The other albums contained photos of just me all of which I was
dressed up as a small girl and always in clothing that was truly little girlish
in soft pastels or white and with lots of frills and lace trim. The photos were
most plentiful up until I was maybe 6 to 8, I remember her loving to take
photos and at the time I did not mind as I grew older, I became more self-conscious
about it and there were less and less taken.
I asked my mother about it she had a difficult time discussing her
and the whole situation. It was a time of very mixed emotions for me, I learned
she had passed from Leukemia. My relationship with my mother began to get
strained for many reasons. I resented having this part of my life hidden from
me and also in my personal life I started to move away from my sissy interests.

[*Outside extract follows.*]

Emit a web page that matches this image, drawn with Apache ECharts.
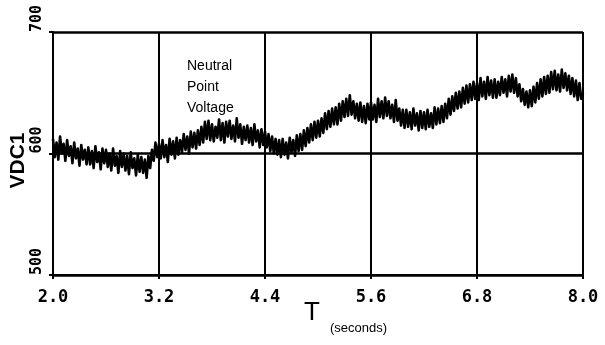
<!DOCTYPE html>
<html>
<head>
<meta charset="utf-8">
<script src="https://cdn.jsdelivr.net/npm/echarts@6.0.0/dist/echarts.min.js"></script>
<style>
  html, body { margin: 0; padding: 0; background: #fff; }
  #root { width: 605px; height: 345px; }
</style>
</head>
<body>
<div id="root"></div>
<script>
const tStart = 2.0;
const tStep = 0.02;

// VDC1 (one row = 0.2 s)
const vdc1 = [
  612, 597, 609, 595, 614, 600, 608, 594, 611, 598,
  606, 592, 609, 596, 604, 590, 607, 595, 603, 591,
  605, 591, 602, 588, 606, 593, 601, 587, 604, 592,
  603, 589, 600, 586, 604, 590, 598, 584, 602, 589,
  600, 586, 598, 583, 601, 588, 596, 582, 599, 585,
  597, 584, 595, 580, 598, 588, 603, 594, 609, 597,
  608, 596, 611, 597, 607, 593, 612, 599, 610, 596,
  613, 599, 611, 601, 616, 603, 614, 600, 618, 605,
  617, 604, 619, 607, 622, 609, 626, 612, 627, 611,
  624, 610, 622, 613, 628, 611, 625, 609, 626, 614,
  627, 612, 623, 610, 629, 613, 624, 608, 622, 611,
  623, 609, 621, 607, 624, 610, 619, 605, 620, 607,
  618, 605, 616, 602, 614, 600, 612, 599, 611, 597,
  612, 599, 609, 596, 613, 601, 611, 598, 615, 602,
  616, 603, 619, 606, 621, 609, 624, 611, 626, 613,
  627, 614, 629, 617, 633, 620, 635, 622, 637, 624,
  638, 624, 641, 627, 643, 630, 645, 631, 648, 632,
  643, 629, 641, 627, 642, 626, 639, 625, 641, 628,
  642, 628, 640, 626, 645, 630, 643, 629, 646, 631,
  643, 629, 640, 626, 644, 627, 637, 623, 636, 621,
  636, 622, 634, 620, 637, 623, 633, 619, 635, 621,
  634, 620, 636, 622, 633, 621, 638, 624, 637, 625,
  639, 626, 641, 629, 645, 632, 647, 635, 650, 637,
  651, 638, 654, 641, 656, 642, 657, 644, 659, 645,
  658, 644, 662, 647, 659, 645, 663, 648, 660, 646,
  661, 646, 659, 648, 663, 650, 661, 647, 664, 651,
  665, 650, 662, 647, 657, 643, 653, 640, 651, 638,
  652, 639, 655, 642, 658, 645, 661, 647, 663, 649,
  664, 650, 667, 653, 668, 652, 665, 651, 669, 654,
  666, 652, 664, 649, 662, 647, 660, 644, 658, 645,
  650
];

const xTicks = [2.0, 3.2, 4.4, 5.6, 6.8, 8.0];
const xTickLabels = ["2.0", "3.2", "4.4", "5.6", "6.8", "8.0"];
const yTicks = [500, 600, 700];
const yTickLabels = ["500", "600", "700"];

const points = vdc1.map((v, i) => [+(tStart + i * tStep).toFixed(2), v]);

const chart = echarts.init(document.getElementById("root"), null, { renderer: "canvas" });

const tickFont = { fontFamily: "DejaVu Sans Mono", fontWeight: "bold", color: "#000" };

const option = {
  backgroundColor: "#fff",
  animation: false,
  grid: { left: 53, right: 22, top: 32, bottom: 70, containLabel: false, outerBoundsMode: "none" },
  xAxis: {
    type: "value",
    min: 2.0,
    max: 8.0,
    name: "T",
    nameLocation: "middle",
    nameGap: 25,
    nameMoveOverlap: false,
    nameTextStyle: { fontFamily: "Liberation Sans Narrow, Liberation Sans", fontSize: 26, color: "#000", padding: [0, 12, 0, 0] },
    axisLine: { show: true, onZero: false, lineStyle: { color: "#000", width: 2 } },
    axisTick: { show: true, customValues: xTicks, length: 4, inside: false, lineStyle: { color: "#000", width: 2 } },
    axisLabel: {
      customValues: xTicks,
      formatter: (v) => xTickLabels[xTicks.findIndex((t) => Math.abs(t - v) < 1e-6)] || "",
      margin: 14,
      fontSize: 17,
      ...tickFont,
    },
    splitLine: { show: false },
  },
  yAxis: {
    type: "value",
    min: 500,
    max: 700,
    name: "VDC1",
    nameLocation: "middle",
    nameRotate: 90,
    nameGap: 24,
    nameMoveOverlap: false,
    nameTextStyle: { fontFamily: "Liberation Sans", fontWeight: "bold", fontSize: 21, color: "#000", padding: [0, 0, 0, -14] },
    axisLine: { show: true, lineStyle: { color: "#000", width: 2 } },
    axisTick: { show: true, customValues: yTicks, length: 4, lineStyle: { color: "#000", width: 2 } },
    axisLabel: {
      customValues: yTicks,
      formatter: (v) => yTickLabels[yTicks.indexOf(v)] || "",
      rotate: 90,
      align: "left",
      verticalAlign: "middle",
      margin: 16,
      fontSize: 15,
      ...tickFont,
    },
    splitLine: { show: true, lineStyle: { color: "#000", width: 2.5 } },
  },
  series: [
    {
      type: "line",
      data: points,
      showSymbol: false,
      sampling: null,
      lineStyle: { color: "#000", width: 2.6, join: "round" },
      markLine: {
        silent: true,
        symbol: "none",
        label: { show: false },
        lineStyle: { color: "#000", width: 2, type: "solid" },
        data: xTicks.map((t) => ({ xAxis: t })),
      },
    },
  ],
  graphic: [
    {
      type: "text",
      left: 187,
      top: 56,
      style: {
        text: "Neutral\nPoint\nVoltage",
        font: "14px 'Liberation Sans', Arial, sans-serif",
        lineHeight: 21,
        fill: "#000",
      },
    },
    {
      type: "text",
      left: 330,
      top: 322,
      style: {
        text: "(seconds)",
        font: "13px 'Liberation Sans', Arial, sans-serif",
        fill: "#000",
      },
    },
  ],
};

chart.setOption(option);
</script>
</body>
</html>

I also began to question why I was raised like a little girl and babied. While
I enjoyed it at the time and never did fight it I also began to realize that i
was not a normal young man in his early 20’s. I had developed few male
friendships as my interests were so different and I was not obsessed with girls
and sex. At the same time, I still felt more comfortable being around women
particularly older women. The younger women I knew felt comfortable around me
because I was not threatening or interested in sex. However, I actually was but
just was too inexperienced and fearful of how to broach the subject. I did develop some friendships with older
women is a topic for another post.
I eventually reached out to my aunt and asked her about my mom and
my sister’s passing. What I discovered was that even when I was a baby my mom
treated me and dressed me like a little girl. My mother had confided in her
even when I was an infant that she wished I were a little girl that she had no
idea how she would raise a son.
Initially my aunt thought it was a mourning phase that my mother
was going through and she did not push the issue but as time passed it became a
contentious issue whenever they saw each other. I recall that every time we
went over to my aunt’s home or when my aunt came to visit my mom would change
have me dress in more normal boy’s clothing however, I was always still
diapered. My aunt would ask why I was still wearing diapers even though I was
already in primary school. My mom would always tell her that I still had accidents
during the day. When my aunt would ask me, I would always just meekly nod my
head.
Eventually their relationship became more strained they
occasionally spoke to the telephone, and I rarely saw my aunt again.